* [TASK DIRECTIONS] Scan the data below. Pull out each line where "page" occurs.

* [STORED DATA]
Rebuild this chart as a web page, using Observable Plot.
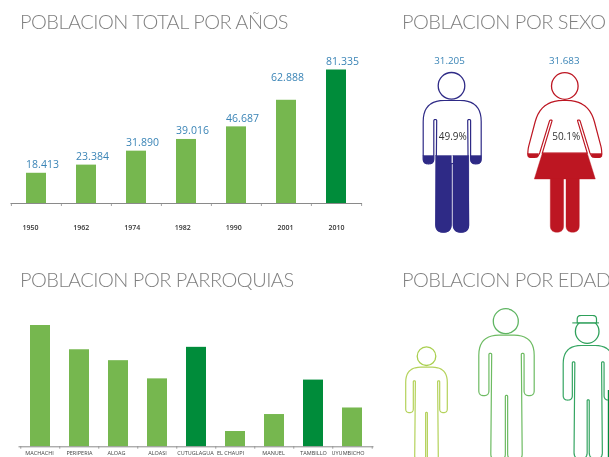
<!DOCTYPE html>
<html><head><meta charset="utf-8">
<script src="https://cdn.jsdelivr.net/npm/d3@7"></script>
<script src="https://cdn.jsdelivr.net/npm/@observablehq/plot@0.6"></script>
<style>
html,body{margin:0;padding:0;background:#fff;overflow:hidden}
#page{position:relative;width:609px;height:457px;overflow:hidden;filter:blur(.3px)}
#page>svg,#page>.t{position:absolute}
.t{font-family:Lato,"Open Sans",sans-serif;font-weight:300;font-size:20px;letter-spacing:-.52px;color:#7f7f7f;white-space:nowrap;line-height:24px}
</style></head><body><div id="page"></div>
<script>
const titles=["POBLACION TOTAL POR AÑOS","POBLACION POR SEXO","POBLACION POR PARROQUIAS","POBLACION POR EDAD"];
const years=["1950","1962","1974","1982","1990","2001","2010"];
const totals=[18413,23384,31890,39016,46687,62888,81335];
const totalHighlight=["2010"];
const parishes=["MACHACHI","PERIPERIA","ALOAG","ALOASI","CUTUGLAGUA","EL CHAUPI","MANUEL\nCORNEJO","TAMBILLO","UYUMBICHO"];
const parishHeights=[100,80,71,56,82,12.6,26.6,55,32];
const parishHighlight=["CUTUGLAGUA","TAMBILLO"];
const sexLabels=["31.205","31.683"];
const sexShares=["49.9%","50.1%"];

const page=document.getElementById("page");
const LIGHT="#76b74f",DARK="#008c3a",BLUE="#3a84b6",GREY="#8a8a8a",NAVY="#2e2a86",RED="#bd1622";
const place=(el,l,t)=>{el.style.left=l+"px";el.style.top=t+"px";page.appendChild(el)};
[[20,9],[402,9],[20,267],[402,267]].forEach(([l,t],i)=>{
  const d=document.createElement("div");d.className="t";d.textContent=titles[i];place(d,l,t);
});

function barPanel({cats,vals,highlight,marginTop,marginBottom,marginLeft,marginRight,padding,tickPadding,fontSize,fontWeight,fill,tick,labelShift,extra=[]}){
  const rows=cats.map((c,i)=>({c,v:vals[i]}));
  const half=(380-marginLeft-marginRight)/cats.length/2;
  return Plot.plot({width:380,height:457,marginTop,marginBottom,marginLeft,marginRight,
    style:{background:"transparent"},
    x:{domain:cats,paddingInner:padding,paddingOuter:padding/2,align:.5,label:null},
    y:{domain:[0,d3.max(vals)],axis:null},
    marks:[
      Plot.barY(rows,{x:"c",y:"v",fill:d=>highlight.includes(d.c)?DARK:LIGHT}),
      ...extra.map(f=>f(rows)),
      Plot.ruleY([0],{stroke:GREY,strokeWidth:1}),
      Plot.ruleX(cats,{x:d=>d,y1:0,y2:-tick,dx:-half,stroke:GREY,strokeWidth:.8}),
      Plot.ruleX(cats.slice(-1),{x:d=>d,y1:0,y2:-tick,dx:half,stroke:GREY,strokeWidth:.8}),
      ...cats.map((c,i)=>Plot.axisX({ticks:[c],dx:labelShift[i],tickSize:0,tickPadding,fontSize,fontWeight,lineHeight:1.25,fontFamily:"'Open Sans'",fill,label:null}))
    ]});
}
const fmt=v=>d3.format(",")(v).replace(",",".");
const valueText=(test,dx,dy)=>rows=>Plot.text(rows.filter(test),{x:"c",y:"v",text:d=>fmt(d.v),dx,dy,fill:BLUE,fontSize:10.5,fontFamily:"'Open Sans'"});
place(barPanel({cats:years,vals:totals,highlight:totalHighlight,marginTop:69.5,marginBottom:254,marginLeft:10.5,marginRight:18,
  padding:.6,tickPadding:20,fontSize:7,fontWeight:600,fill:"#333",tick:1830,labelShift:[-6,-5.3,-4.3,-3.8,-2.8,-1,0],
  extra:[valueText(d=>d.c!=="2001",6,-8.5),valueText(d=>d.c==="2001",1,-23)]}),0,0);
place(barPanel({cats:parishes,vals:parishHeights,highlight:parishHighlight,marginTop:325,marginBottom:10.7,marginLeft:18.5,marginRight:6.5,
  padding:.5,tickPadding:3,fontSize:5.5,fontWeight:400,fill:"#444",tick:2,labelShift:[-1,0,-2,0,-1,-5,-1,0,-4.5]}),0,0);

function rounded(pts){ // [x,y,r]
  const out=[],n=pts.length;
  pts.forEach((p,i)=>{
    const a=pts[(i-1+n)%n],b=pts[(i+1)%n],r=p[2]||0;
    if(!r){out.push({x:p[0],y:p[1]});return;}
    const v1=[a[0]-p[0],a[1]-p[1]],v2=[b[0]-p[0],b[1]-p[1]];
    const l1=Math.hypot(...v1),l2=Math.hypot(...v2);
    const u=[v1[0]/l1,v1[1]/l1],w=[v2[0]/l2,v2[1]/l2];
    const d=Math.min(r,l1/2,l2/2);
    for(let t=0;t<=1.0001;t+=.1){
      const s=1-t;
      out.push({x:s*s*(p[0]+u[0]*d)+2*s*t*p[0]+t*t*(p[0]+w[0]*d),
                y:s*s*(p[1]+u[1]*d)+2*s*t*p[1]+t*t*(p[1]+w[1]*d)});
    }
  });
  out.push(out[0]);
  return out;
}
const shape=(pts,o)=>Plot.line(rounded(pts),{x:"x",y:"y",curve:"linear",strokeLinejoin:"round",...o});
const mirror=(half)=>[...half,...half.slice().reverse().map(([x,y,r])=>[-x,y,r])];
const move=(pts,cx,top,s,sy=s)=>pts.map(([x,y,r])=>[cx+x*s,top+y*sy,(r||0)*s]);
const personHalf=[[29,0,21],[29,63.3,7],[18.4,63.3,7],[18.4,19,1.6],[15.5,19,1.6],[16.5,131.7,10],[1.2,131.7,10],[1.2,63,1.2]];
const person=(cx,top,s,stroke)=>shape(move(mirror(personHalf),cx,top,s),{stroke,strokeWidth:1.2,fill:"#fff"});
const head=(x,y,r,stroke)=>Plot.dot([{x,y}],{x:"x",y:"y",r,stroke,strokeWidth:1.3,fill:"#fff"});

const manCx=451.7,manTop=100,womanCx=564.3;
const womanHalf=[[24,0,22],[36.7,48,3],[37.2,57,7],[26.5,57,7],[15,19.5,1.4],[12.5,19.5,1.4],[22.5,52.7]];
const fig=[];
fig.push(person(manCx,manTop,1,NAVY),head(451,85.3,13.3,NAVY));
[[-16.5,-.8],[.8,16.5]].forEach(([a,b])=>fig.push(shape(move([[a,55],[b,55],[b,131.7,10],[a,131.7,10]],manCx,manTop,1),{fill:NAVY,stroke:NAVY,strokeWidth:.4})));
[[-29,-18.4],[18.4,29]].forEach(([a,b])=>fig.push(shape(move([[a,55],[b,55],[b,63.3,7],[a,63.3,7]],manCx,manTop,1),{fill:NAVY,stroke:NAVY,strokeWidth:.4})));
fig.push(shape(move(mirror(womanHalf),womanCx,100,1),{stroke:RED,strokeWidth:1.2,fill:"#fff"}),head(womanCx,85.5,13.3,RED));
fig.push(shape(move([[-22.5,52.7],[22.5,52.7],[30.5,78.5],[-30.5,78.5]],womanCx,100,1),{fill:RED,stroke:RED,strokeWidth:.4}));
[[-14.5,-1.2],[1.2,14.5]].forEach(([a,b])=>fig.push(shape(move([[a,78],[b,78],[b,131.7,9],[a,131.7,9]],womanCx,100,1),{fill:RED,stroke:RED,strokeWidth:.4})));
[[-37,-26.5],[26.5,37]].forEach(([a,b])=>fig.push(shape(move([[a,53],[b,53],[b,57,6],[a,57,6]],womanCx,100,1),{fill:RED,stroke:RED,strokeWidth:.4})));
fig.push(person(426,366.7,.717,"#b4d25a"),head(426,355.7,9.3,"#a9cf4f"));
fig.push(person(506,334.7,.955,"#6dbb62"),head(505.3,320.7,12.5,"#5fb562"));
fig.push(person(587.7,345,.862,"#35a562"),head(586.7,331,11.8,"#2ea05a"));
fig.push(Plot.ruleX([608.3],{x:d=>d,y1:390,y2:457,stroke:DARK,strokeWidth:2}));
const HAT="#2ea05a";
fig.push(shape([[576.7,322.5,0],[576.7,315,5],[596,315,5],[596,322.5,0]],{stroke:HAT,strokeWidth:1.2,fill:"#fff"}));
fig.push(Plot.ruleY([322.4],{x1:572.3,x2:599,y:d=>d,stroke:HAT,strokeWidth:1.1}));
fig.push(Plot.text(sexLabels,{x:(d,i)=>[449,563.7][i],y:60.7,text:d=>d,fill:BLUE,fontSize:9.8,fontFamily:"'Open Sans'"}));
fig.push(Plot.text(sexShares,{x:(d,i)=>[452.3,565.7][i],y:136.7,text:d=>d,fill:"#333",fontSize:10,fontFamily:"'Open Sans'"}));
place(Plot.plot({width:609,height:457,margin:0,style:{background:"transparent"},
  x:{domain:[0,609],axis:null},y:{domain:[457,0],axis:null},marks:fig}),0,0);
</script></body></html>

* [EXPECTED ANSWER]
Rebuild this chart as a web page, using Observable Plot.
#page{position:relative;width:609px;height:457px;overflow:hidden;filter:blur(.3px)}
#page>svg,#page>.t{position:absolute}
</style></head><body><div id="page"></div>
const page=document.getElementById("page");
const place=(el,l,t)=>{el.style.left=l+"px";el.style.top=t+"px";page.appendChild(el)};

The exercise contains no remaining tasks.